**Data:**
-=-=-
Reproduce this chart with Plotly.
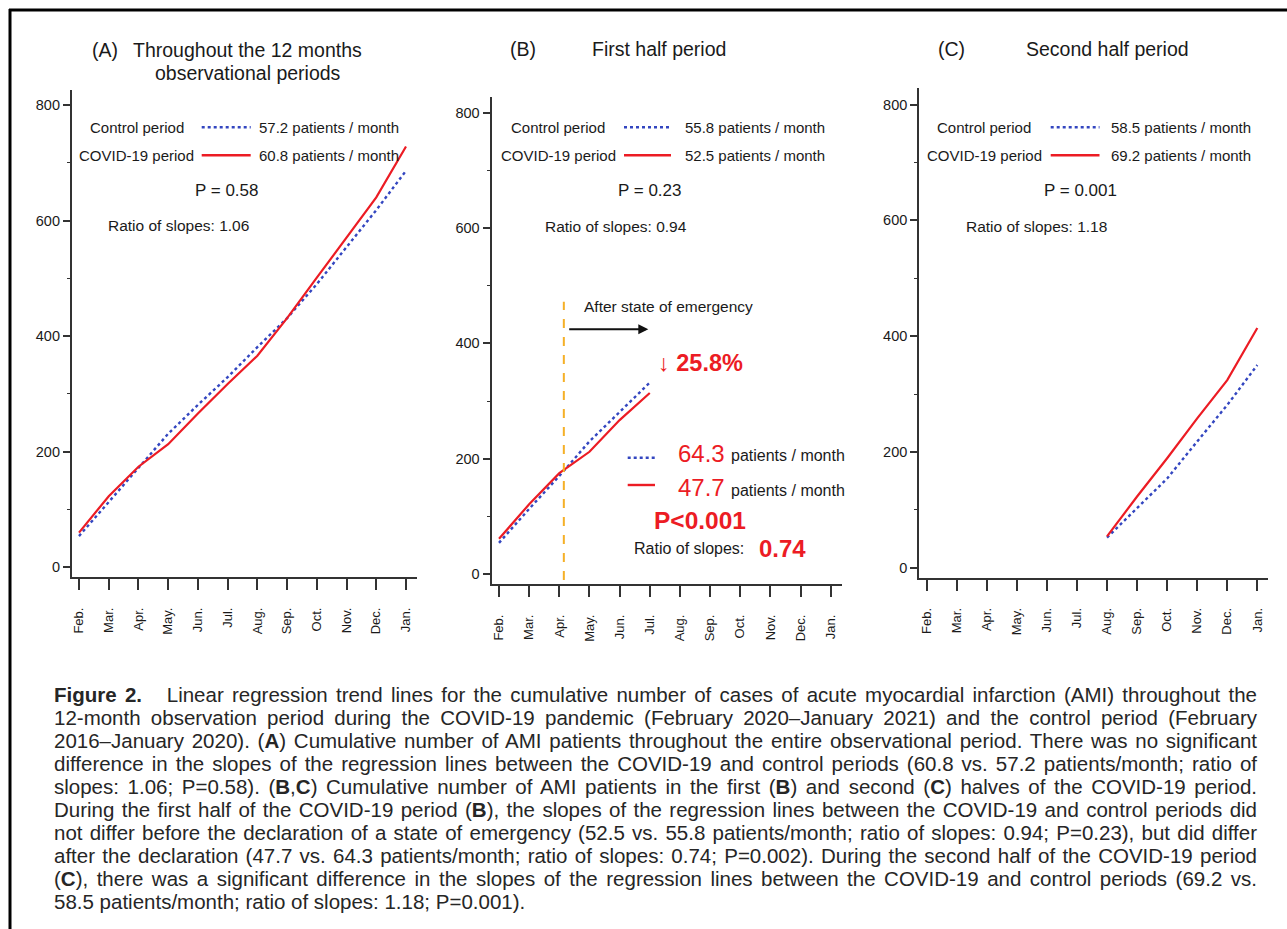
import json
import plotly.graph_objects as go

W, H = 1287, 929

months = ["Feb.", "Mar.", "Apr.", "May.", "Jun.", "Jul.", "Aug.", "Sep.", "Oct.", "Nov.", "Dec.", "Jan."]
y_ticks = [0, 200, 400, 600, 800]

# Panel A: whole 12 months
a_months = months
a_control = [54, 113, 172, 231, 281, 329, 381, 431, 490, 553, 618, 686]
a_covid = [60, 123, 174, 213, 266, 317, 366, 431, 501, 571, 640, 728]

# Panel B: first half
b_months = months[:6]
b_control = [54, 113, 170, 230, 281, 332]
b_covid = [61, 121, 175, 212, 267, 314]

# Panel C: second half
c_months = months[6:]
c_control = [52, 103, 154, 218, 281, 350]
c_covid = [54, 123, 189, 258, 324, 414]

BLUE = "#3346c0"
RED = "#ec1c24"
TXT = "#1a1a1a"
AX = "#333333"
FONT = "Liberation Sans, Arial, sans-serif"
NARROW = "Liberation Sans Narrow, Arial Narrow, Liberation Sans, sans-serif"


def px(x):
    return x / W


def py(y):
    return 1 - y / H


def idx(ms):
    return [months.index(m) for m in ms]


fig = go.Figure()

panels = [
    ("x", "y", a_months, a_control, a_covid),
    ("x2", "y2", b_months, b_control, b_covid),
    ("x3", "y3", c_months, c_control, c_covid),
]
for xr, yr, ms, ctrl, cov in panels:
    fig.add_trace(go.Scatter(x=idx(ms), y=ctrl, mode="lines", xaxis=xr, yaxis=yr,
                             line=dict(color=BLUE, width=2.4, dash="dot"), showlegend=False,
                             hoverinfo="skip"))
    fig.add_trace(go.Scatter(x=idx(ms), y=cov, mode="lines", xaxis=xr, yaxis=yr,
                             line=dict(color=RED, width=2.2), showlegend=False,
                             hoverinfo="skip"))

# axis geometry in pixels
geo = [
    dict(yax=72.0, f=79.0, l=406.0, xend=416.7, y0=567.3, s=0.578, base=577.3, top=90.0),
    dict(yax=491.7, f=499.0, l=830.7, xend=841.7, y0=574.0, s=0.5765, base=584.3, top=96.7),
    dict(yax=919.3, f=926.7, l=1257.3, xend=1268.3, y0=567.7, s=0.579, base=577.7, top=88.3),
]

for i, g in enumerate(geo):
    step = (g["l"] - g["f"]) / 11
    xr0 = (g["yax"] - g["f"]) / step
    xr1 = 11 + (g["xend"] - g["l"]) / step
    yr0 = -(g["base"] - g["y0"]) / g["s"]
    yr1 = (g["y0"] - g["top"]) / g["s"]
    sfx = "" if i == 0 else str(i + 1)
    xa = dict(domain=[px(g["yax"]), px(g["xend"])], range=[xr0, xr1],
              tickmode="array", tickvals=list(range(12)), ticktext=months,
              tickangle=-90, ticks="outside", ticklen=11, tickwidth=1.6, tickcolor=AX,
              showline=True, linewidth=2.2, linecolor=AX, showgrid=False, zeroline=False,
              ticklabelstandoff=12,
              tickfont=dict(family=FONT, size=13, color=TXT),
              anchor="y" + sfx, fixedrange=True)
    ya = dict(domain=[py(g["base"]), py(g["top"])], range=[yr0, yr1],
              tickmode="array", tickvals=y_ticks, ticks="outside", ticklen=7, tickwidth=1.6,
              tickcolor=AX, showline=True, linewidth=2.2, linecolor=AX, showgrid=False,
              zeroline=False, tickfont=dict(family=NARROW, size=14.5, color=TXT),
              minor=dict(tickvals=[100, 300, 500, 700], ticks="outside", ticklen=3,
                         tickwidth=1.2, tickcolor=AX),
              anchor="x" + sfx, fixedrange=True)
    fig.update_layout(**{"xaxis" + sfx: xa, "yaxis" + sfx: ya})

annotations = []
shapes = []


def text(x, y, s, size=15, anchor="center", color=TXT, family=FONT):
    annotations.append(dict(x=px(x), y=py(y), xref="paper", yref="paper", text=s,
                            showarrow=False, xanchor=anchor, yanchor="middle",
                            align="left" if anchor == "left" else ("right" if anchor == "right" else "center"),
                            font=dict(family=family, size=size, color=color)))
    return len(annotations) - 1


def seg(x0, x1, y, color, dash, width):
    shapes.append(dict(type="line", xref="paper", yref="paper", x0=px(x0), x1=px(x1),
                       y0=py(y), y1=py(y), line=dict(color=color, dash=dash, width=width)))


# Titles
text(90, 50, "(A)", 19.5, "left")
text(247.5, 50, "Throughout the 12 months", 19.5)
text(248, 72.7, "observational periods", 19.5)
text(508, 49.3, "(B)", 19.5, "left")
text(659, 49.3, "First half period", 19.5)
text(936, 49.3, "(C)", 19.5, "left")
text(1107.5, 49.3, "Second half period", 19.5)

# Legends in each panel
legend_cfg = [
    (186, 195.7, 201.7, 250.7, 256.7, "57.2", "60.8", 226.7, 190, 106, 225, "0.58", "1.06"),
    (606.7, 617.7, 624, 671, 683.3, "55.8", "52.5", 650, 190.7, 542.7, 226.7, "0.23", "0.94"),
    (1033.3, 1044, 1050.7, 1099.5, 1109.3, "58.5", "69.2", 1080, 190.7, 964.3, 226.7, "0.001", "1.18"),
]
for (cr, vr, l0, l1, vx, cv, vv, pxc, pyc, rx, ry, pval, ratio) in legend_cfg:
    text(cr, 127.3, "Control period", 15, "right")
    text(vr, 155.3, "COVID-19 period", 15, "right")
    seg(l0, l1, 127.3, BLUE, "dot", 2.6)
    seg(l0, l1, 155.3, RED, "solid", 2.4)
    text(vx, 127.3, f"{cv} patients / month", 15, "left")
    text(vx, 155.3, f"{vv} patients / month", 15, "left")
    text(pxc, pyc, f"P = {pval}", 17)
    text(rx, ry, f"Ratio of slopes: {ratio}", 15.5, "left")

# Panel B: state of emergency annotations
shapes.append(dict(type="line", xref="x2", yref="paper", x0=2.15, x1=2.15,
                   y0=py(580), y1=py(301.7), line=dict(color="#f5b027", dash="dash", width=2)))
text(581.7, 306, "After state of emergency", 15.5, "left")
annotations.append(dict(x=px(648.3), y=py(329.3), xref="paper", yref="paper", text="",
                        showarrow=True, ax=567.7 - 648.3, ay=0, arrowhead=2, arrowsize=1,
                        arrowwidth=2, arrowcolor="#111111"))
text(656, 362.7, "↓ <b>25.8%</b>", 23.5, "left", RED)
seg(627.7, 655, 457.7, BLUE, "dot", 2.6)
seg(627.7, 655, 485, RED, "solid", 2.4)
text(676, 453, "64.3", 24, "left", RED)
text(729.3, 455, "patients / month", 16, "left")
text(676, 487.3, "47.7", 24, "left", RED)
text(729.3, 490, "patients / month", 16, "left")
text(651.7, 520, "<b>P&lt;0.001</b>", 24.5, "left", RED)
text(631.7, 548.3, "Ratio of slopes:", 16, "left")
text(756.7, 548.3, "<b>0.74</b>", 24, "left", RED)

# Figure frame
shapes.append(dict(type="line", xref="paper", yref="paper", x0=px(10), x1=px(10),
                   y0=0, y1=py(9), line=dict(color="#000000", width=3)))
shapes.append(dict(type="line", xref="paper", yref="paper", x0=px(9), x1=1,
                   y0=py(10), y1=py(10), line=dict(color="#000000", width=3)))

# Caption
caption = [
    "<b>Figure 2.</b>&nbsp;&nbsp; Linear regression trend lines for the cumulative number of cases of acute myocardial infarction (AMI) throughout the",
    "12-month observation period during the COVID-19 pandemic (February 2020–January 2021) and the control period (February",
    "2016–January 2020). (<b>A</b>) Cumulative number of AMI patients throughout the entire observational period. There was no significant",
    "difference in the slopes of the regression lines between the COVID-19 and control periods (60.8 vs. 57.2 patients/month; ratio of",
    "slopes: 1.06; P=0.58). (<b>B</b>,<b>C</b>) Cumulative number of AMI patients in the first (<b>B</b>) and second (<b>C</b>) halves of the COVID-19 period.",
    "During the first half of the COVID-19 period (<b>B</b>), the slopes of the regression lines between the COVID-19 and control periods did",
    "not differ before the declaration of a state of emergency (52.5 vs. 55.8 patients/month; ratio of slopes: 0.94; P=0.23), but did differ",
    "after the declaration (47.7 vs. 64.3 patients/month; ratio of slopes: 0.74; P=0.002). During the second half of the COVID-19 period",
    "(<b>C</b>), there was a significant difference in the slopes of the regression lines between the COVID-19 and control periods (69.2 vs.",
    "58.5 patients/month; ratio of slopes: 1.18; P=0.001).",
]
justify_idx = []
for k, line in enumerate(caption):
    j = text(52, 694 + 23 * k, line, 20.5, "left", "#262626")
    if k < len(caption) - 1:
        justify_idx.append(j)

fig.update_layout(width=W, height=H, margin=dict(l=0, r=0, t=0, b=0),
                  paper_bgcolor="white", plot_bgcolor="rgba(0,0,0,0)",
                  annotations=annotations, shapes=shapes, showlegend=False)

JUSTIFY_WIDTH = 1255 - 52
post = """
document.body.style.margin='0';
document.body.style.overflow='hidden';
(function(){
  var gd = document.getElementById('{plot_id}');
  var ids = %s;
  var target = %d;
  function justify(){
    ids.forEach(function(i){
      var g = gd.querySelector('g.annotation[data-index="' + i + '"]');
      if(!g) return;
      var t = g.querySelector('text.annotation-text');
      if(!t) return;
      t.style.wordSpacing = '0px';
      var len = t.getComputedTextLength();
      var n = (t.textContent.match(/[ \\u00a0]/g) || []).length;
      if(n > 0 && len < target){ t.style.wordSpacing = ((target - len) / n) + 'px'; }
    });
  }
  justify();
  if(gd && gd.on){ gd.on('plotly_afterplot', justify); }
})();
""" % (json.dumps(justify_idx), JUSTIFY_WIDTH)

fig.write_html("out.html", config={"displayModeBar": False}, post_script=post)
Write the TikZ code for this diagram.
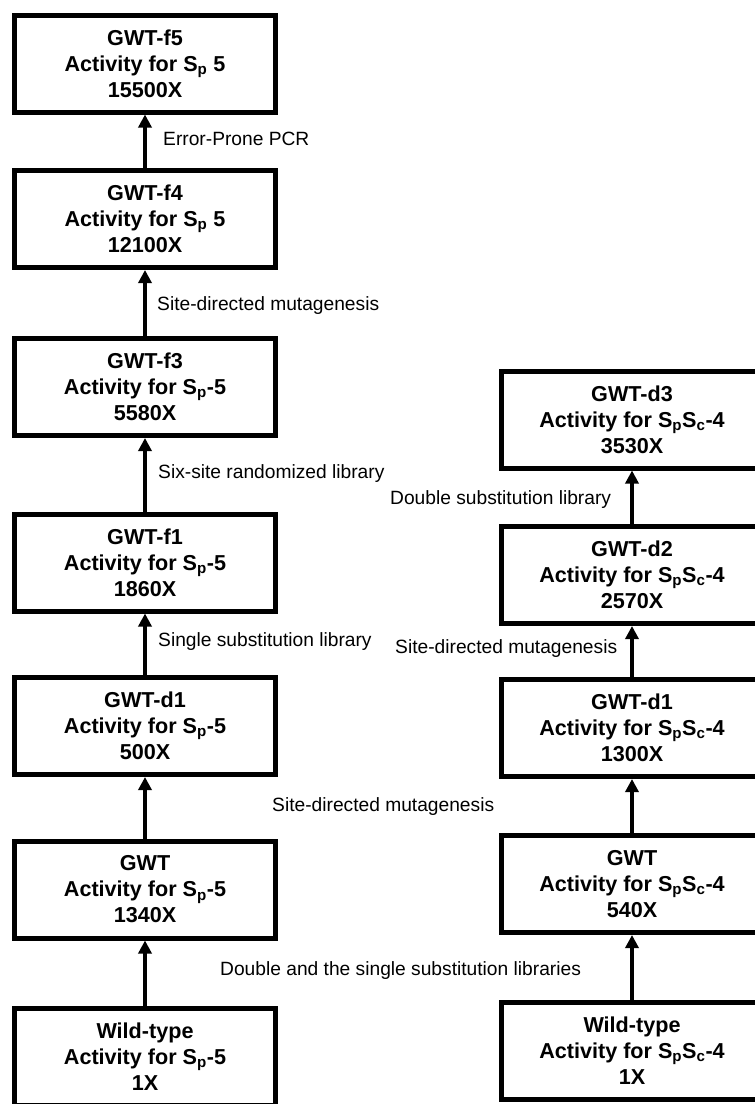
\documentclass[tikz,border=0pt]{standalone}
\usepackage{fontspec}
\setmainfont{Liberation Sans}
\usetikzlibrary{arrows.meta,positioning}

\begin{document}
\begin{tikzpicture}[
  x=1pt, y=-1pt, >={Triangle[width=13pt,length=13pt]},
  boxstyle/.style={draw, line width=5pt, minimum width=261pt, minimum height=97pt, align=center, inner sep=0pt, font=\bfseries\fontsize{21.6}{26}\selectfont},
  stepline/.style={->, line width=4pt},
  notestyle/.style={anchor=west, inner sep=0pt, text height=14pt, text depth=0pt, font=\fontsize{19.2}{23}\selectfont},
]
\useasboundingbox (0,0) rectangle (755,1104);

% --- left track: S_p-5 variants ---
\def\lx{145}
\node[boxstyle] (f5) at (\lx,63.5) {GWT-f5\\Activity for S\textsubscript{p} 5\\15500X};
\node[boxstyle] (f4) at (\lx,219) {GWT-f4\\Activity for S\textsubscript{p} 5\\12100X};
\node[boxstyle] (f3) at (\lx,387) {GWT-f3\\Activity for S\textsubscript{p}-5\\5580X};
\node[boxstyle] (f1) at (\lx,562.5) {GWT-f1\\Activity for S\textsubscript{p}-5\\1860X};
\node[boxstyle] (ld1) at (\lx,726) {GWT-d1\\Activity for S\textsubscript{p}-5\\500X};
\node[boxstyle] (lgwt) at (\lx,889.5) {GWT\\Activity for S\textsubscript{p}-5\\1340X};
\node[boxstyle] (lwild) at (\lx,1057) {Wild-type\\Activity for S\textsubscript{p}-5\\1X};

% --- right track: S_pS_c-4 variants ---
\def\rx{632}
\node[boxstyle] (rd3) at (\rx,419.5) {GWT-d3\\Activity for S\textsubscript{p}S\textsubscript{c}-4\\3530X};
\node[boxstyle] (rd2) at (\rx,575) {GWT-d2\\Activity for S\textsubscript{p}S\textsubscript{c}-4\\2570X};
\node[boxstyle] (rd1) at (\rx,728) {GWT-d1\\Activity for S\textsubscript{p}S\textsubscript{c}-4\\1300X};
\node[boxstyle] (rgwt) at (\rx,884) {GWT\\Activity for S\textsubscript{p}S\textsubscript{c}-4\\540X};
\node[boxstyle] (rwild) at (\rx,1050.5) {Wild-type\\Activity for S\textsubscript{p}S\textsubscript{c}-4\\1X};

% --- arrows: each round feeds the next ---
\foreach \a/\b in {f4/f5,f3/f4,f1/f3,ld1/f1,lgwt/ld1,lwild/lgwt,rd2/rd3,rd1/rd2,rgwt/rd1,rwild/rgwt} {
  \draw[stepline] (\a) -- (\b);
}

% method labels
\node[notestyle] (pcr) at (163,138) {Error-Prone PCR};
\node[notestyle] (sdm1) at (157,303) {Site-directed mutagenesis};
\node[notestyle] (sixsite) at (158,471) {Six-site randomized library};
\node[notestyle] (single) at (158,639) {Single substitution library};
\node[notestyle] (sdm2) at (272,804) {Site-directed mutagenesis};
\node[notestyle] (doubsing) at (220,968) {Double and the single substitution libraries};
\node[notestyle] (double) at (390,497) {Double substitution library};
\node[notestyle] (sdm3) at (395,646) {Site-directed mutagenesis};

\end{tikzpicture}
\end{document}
-=-=-
**The task:**
Only the lines from the one with "Write the TikZ code for this diagram." through the one with "(lwild) at (\lx,1057)" belong in your copy; retype them exactly and drop any pictures.

**Task result:**
Write the TikZ code for this diagram.
\documentclass[tikz,border=0pt]{standalone}
\usepackage{fontspec}
\setmainfont{Liberation Sans}
\usetikzlibrary{arrows.meta,positioning}

\begin{document}
\begin{tikzpicture}[
  x=1pt, y=-1pt, >={Triangle[width=13pt,length=13pt]},
  boxstyle/.style={draw, line width=5pt, minimum width=261pt, minimum height=97pt, align=center, inner sep=0pt, font=\bfseries\fontsize{21.6}{26}\selectfont},
  stepline/.style={->, line width=4pt},
  notestyle/.style={anchor=west, inner sep=0pt, text height=14pt, text depth=0pt, font=\fontsize{19.2}{23}\selectfont},
]
\useasboundingbox (0,0) rectangle (755,1104);

% --- left track: S_p-5 variants ---
\def\lx{145}
\node[boxstyle] (f5) at (\lx,63.5) {GWT-f5\\Activity for S\textsubscript{p} 5\\15500X};
\node[boxstyle] (f4) at (\lx,219) {GWT-f4\\Activity for S\textsubscript{p} 5\\12100X};
\node[boxstyle] (f3) at (\lx,387) {GWT-f3\\Activity for S\textsubscript{p}-5\\5580X};
\node[boxstyle] (f1) at (\lx,562.5) {GWT-f1\\Activity for S\textsubscript{p}-5\\1860X};
\node[boxstyle] (ld1) at (\lx,726) {GWT-d1\\Activity for S\textsubscript{p}-5\\500X};
\node[boxstyle] (lgwt) at (\lx,889.5) {GWT\\Activity for S\textsubscript{p}-5\\1340X};
\node[boxstyle] (lwild) at (\lx,1057) {Wild-type\\Activity for S\textsubscript{p}-5\\1X};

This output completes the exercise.